Exercise objective: Pick out each line in these entries that contains the string "this".

(Plotting code records)
** Start **
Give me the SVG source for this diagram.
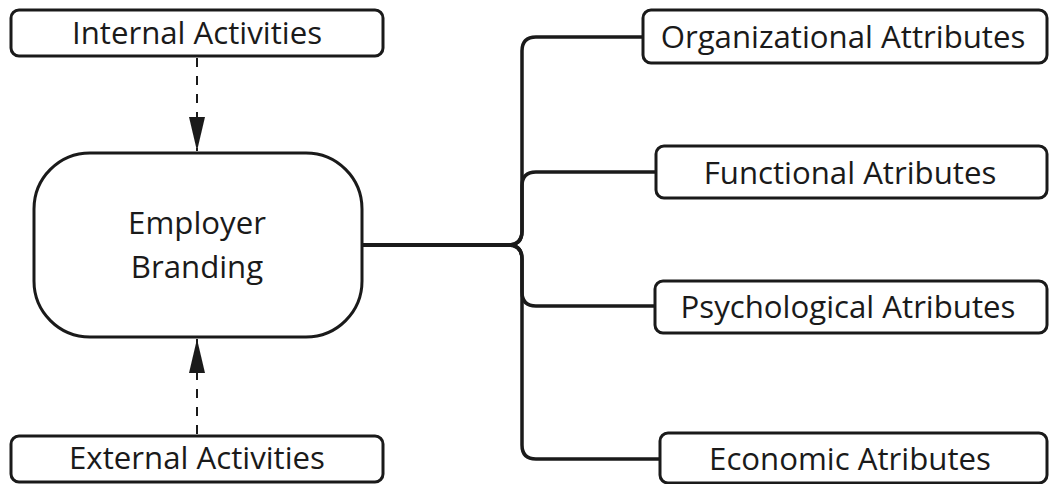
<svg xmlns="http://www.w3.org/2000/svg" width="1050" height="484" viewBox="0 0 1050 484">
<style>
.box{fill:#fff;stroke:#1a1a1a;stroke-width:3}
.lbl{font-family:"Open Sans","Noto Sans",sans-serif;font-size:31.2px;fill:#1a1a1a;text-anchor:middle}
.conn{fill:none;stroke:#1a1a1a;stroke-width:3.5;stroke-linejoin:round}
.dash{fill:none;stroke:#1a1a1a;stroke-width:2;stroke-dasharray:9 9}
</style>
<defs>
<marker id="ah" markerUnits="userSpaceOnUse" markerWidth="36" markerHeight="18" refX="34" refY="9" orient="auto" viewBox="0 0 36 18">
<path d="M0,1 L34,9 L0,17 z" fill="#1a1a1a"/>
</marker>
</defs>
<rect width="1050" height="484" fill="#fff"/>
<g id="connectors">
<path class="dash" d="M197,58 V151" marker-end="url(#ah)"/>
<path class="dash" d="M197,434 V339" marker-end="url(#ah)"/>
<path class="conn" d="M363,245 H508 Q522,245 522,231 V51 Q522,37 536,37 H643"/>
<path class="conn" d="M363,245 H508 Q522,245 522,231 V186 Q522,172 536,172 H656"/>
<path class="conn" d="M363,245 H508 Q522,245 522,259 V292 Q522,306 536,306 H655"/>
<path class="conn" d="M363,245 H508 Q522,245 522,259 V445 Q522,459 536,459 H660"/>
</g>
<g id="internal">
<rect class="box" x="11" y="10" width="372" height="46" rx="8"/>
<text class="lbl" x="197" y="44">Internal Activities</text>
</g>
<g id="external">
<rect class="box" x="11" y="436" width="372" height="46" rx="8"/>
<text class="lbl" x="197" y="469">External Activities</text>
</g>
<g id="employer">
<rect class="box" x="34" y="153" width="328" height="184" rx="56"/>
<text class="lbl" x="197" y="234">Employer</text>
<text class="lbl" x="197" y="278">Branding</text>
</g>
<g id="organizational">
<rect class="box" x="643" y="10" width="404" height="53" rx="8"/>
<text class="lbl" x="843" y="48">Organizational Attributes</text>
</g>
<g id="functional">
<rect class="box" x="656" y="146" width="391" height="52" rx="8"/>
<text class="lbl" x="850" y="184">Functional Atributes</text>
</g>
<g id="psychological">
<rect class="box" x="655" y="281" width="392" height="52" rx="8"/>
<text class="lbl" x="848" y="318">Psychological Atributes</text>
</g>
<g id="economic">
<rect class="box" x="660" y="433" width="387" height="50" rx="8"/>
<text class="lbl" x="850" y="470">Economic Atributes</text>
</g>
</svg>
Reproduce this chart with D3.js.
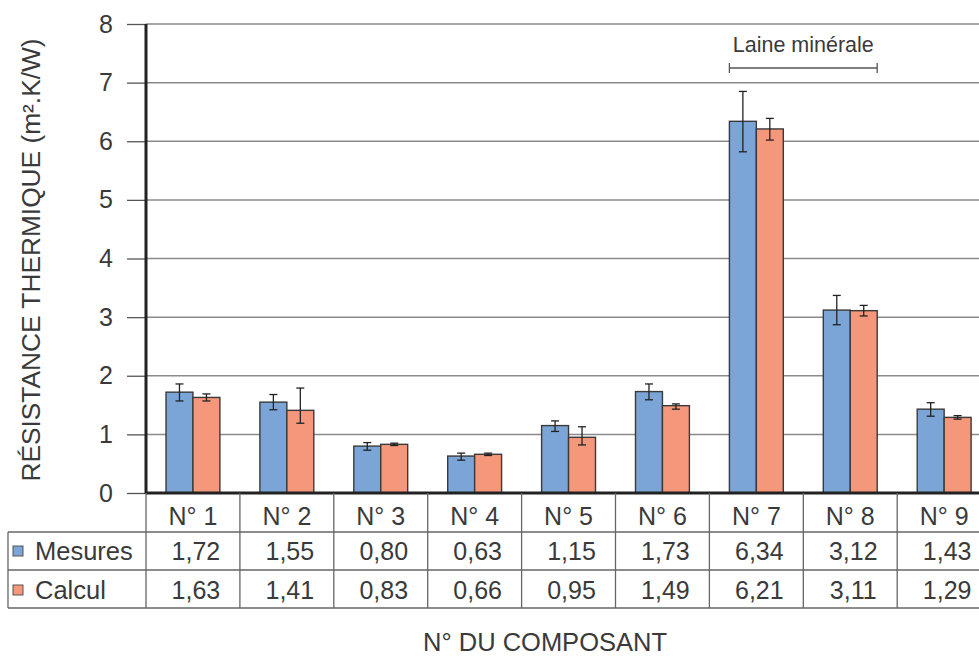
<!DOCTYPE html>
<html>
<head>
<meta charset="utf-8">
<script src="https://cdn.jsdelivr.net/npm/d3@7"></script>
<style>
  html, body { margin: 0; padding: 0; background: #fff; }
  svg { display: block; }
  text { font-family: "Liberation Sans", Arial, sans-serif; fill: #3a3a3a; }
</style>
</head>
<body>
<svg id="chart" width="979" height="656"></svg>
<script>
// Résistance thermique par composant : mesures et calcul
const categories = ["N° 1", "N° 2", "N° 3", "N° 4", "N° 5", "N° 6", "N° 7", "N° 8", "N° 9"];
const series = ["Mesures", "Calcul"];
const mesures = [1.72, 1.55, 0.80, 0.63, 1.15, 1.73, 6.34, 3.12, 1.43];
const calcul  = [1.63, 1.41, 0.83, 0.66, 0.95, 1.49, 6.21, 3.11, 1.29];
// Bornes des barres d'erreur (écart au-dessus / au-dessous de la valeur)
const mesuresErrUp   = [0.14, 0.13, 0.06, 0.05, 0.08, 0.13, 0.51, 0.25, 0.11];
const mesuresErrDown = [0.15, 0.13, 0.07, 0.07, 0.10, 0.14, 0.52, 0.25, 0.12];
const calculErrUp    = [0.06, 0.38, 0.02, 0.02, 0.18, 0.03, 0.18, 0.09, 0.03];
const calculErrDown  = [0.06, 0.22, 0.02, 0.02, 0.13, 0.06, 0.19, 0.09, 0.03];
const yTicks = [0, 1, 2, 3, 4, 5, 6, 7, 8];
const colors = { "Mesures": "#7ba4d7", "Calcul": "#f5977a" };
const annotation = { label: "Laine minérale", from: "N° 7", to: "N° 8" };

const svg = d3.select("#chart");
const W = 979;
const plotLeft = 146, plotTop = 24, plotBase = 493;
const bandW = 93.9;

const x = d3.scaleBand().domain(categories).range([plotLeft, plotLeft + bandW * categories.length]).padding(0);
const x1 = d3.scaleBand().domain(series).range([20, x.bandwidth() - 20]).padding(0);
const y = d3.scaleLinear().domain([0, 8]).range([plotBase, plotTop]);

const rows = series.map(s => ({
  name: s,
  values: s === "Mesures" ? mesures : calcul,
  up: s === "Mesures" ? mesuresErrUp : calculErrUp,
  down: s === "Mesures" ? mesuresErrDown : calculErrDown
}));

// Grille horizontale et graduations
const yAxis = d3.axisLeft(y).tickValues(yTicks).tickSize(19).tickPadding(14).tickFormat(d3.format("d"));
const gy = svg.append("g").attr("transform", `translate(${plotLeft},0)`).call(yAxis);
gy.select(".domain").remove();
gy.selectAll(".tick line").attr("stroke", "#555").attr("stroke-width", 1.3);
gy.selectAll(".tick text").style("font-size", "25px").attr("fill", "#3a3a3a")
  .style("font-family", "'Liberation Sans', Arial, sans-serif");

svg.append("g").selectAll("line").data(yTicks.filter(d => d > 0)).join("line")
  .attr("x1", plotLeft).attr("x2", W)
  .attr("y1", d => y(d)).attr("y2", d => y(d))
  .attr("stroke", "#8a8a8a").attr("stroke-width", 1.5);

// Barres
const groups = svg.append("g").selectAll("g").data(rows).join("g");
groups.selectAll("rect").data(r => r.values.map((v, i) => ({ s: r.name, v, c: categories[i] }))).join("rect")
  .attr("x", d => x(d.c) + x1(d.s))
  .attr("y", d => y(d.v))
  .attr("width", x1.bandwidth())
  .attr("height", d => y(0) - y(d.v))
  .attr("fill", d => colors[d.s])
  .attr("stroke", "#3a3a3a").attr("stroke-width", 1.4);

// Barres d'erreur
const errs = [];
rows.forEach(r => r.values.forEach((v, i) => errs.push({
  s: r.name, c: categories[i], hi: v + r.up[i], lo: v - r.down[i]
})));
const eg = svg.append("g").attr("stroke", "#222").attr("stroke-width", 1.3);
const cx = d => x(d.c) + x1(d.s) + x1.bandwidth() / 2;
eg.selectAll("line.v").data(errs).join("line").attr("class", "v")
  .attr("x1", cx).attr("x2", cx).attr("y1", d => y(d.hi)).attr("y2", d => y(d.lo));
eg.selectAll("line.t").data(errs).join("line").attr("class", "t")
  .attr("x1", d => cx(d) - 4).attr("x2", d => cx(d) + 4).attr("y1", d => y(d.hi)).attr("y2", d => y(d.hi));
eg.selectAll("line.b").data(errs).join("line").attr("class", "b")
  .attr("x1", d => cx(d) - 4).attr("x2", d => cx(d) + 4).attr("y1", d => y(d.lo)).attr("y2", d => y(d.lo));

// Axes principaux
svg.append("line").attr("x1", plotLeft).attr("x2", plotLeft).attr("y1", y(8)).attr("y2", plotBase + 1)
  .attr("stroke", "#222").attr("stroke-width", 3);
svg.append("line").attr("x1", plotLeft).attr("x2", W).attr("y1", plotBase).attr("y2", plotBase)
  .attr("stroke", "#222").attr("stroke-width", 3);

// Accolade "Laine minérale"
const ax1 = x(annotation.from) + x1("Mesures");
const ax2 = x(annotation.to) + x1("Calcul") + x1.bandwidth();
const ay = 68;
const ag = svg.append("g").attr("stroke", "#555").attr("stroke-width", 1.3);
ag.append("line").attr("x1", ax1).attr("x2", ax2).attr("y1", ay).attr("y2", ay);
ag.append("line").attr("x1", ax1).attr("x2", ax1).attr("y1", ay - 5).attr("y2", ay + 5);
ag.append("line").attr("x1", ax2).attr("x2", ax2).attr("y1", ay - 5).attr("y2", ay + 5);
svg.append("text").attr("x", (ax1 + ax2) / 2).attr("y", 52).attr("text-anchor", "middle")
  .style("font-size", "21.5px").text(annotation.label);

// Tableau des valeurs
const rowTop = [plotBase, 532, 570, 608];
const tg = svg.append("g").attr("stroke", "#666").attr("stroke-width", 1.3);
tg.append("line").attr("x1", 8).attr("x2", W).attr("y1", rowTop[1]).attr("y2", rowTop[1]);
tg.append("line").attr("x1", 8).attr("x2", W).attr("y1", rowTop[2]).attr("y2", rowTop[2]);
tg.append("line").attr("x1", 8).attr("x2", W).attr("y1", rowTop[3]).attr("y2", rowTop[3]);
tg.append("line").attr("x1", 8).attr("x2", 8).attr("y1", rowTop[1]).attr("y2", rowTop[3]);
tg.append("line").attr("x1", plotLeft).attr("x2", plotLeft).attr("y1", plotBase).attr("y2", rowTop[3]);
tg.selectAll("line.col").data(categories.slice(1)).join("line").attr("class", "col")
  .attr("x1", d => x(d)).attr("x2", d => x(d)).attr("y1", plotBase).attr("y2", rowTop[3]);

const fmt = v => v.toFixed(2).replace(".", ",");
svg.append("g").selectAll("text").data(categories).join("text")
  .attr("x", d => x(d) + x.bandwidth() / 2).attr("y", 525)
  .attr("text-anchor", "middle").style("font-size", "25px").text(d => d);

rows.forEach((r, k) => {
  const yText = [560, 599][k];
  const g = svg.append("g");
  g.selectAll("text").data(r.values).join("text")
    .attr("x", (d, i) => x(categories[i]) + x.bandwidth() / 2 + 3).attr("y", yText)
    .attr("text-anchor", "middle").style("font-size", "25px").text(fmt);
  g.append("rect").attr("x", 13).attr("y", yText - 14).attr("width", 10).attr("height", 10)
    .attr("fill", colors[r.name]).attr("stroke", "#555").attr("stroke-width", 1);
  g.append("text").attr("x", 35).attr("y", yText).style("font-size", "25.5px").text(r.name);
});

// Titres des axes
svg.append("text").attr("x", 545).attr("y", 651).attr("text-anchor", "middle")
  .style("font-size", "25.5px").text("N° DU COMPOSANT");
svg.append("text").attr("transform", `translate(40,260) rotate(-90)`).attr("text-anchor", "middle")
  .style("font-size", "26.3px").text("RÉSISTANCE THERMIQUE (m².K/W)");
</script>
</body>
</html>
** End **
Problem solution:
Give me the SVG source for this diagram.
Reproduce this chart with D3.js.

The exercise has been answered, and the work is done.